(WRITTEN EXERCISE):
Exactly the lines from the one with "Convert this chart to Plotly code." through the one with "y_ticks = [-3, -2, -1, 0, 1, 2, 3]" should be returned, both ends included and nothing else. Omit any pictures.

Source data:
· · ·

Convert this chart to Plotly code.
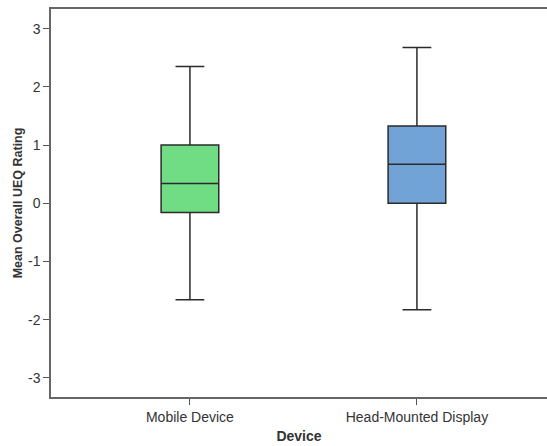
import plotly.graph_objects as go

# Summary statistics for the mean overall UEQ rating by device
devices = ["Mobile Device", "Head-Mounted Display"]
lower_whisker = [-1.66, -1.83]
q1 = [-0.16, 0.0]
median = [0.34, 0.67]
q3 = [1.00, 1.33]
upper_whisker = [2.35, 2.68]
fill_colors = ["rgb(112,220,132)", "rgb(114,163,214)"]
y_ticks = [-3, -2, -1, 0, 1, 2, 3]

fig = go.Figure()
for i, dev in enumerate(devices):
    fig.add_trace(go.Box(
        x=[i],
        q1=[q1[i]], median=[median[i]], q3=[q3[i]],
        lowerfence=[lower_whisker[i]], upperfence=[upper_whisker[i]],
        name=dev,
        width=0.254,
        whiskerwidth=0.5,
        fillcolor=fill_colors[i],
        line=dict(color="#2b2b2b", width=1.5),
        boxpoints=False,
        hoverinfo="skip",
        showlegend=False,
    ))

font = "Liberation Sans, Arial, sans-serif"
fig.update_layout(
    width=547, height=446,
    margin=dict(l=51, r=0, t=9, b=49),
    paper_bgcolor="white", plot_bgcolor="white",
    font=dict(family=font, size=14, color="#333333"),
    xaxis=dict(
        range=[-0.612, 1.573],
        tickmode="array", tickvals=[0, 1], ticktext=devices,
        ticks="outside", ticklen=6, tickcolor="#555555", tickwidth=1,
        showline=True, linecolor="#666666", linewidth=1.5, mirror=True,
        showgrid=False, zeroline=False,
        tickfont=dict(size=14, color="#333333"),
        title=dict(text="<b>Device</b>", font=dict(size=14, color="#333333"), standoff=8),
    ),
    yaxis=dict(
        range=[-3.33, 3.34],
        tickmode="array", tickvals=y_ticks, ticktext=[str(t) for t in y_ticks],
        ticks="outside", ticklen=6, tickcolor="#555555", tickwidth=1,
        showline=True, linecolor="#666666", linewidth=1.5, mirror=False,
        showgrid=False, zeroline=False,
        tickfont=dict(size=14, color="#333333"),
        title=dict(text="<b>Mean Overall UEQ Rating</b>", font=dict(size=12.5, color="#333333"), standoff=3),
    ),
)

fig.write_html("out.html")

· · ·

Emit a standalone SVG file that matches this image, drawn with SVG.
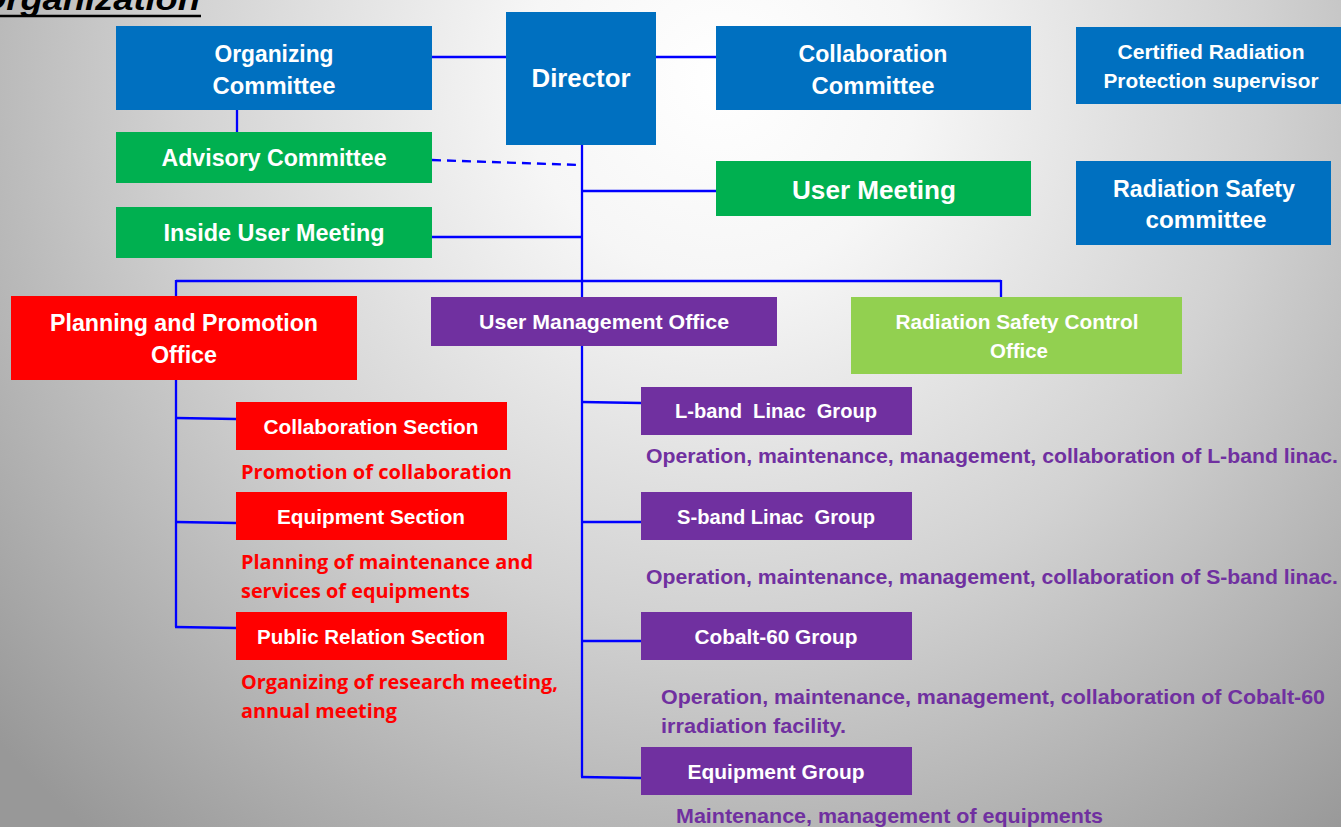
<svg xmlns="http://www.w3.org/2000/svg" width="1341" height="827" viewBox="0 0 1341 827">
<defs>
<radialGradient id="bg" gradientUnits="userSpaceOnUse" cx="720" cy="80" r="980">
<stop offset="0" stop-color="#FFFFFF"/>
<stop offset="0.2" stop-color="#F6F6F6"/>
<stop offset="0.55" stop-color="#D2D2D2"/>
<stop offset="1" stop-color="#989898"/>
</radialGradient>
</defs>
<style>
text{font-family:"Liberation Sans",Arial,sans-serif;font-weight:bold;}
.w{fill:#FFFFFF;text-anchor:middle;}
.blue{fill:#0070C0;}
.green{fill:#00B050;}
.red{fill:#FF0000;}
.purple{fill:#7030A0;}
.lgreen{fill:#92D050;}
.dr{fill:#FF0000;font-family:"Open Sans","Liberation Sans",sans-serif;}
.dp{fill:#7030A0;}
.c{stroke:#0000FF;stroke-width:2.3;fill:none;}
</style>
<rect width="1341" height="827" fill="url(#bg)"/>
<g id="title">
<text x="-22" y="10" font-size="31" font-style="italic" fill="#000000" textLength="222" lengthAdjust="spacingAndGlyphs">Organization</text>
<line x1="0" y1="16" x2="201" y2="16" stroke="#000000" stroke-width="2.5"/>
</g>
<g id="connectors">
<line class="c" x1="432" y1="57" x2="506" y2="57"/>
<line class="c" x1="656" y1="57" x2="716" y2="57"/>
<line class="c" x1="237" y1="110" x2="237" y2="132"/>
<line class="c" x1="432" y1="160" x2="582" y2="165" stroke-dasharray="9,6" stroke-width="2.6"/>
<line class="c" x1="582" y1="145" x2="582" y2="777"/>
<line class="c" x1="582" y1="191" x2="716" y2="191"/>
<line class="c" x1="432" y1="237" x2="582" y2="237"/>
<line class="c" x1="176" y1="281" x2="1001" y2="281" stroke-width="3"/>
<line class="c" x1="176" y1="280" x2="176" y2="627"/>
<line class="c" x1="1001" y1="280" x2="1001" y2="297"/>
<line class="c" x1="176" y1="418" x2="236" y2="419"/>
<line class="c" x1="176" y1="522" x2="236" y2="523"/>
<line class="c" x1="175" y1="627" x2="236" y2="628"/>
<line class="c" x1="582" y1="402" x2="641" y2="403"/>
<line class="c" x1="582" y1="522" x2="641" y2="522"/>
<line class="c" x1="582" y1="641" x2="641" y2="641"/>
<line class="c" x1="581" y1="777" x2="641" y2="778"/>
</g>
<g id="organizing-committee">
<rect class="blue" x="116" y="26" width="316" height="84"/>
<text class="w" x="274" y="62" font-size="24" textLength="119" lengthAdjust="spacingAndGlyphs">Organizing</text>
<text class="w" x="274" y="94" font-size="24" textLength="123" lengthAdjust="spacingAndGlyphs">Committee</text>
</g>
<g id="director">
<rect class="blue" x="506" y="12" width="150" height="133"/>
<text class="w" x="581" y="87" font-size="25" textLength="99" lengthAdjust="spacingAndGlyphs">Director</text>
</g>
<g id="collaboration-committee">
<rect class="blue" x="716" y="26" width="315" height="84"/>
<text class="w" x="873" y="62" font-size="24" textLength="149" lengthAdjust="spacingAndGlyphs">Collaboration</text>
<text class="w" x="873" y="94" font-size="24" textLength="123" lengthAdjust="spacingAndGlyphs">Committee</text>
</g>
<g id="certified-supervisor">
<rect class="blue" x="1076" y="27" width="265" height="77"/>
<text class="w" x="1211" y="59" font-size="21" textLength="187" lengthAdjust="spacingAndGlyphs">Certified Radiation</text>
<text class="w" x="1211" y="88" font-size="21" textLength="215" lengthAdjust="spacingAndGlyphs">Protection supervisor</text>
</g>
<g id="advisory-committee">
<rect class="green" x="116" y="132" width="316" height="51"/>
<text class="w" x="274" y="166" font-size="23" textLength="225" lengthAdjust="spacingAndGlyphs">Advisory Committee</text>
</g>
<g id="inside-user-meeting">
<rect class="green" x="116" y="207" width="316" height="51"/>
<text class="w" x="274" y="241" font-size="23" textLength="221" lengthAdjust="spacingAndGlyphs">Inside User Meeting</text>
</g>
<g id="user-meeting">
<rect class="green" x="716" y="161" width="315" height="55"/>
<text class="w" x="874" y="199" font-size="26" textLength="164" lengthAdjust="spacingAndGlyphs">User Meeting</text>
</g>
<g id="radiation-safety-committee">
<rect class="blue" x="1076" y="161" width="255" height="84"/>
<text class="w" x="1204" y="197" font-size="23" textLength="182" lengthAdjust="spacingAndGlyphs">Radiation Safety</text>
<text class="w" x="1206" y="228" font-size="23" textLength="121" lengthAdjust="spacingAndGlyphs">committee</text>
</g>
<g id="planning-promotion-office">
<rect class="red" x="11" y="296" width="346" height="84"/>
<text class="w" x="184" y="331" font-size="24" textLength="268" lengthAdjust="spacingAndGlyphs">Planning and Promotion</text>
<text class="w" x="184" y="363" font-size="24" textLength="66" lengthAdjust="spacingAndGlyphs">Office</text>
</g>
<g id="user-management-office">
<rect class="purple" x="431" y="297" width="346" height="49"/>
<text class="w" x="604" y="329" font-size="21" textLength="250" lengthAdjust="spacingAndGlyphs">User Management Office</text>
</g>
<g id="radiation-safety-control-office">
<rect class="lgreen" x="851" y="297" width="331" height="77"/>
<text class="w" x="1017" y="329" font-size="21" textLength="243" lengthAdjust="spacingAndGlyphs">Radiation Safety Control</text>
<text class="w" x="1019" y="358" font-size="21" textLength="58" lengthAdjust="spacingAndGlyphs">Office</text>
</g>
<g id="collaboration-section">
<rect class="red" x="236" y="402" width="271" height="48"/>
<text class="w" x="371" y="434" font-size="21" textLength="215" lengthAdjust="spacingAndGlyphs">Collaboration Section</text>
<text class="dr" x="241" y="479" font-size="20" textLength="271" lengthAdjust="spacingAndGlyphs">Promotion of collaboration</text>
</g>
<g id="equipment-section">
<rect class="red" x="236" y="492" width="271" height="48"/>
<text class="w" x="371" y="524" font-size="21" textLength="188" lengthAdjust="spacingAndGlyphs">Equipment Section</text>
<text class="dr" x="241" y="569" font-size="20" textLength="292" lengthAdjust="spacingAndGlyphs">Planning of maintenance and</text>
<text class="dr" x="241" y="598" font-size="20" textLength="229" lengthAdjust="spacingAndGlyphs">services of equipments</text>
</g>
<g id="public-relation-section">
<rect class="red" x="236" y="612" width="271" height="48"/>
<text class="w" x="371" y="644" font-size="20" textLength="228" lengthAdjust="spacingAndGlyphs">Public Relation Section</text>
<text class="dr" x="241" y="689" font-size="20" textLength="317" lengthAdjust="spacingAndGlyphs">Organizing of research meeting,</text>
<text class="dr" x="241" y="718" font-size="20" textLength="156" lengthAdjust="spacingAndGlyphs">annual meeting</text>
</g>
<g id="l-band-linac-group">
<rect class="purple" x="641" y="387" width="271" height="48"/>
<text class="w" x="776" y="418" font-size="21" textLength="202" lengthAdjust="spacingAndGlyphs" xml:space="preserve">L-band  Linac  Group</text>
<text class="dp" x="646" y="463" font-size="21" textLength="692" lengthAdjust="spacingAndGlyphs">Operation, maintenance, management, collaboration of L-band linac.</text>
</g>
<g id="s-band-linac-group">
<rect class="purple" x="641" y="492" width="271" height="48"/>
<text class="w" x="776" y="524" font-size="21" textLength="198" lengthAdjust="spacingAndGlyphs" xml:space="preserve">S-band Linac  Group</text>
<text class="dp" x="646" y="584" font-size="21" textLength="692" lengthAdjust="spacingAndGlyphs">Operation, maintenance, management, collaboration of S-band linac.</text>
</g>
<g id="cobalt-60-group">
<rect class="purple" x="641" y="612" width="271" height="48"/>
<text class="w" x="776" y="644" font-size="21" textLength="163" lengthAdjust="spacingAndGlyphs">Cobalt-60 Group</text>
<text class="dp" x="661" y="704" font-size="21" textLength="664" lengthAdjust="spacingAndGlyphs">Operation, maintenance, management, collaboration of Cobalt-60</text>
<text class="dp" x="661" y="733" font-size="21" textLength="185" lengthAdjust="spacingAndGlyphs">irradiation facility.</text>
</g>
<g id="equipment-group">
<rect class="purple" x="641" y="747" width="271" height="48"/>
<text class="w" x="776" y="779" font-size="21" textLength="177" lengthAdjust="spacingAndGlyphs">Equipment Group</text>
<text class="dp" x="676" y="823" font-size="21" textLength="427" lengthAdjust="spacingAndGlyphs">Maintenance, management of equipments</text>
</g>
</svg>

· · ·

(TASK OUTPUT):
Convert this chart to Plotly code.
import plotly.graph_objects as go

# Summary statistics for the mean overall UEQ rating by device
devices = ["Mobile Device", "Head-Mounted Display"]
lower_whisker = [-1.66, -1.83]
q1 = [-0.16, 0.0]
median = [0.34, 0.67]
q3 = [1.00, 1.33]
upper_whisker = [2.35, 2.68]
fill_colors = ["rgb(112,220,132)", "rgb(114,163,214)"]
y_ticks = [-3, -2, -1, 0, 1, 2, 3]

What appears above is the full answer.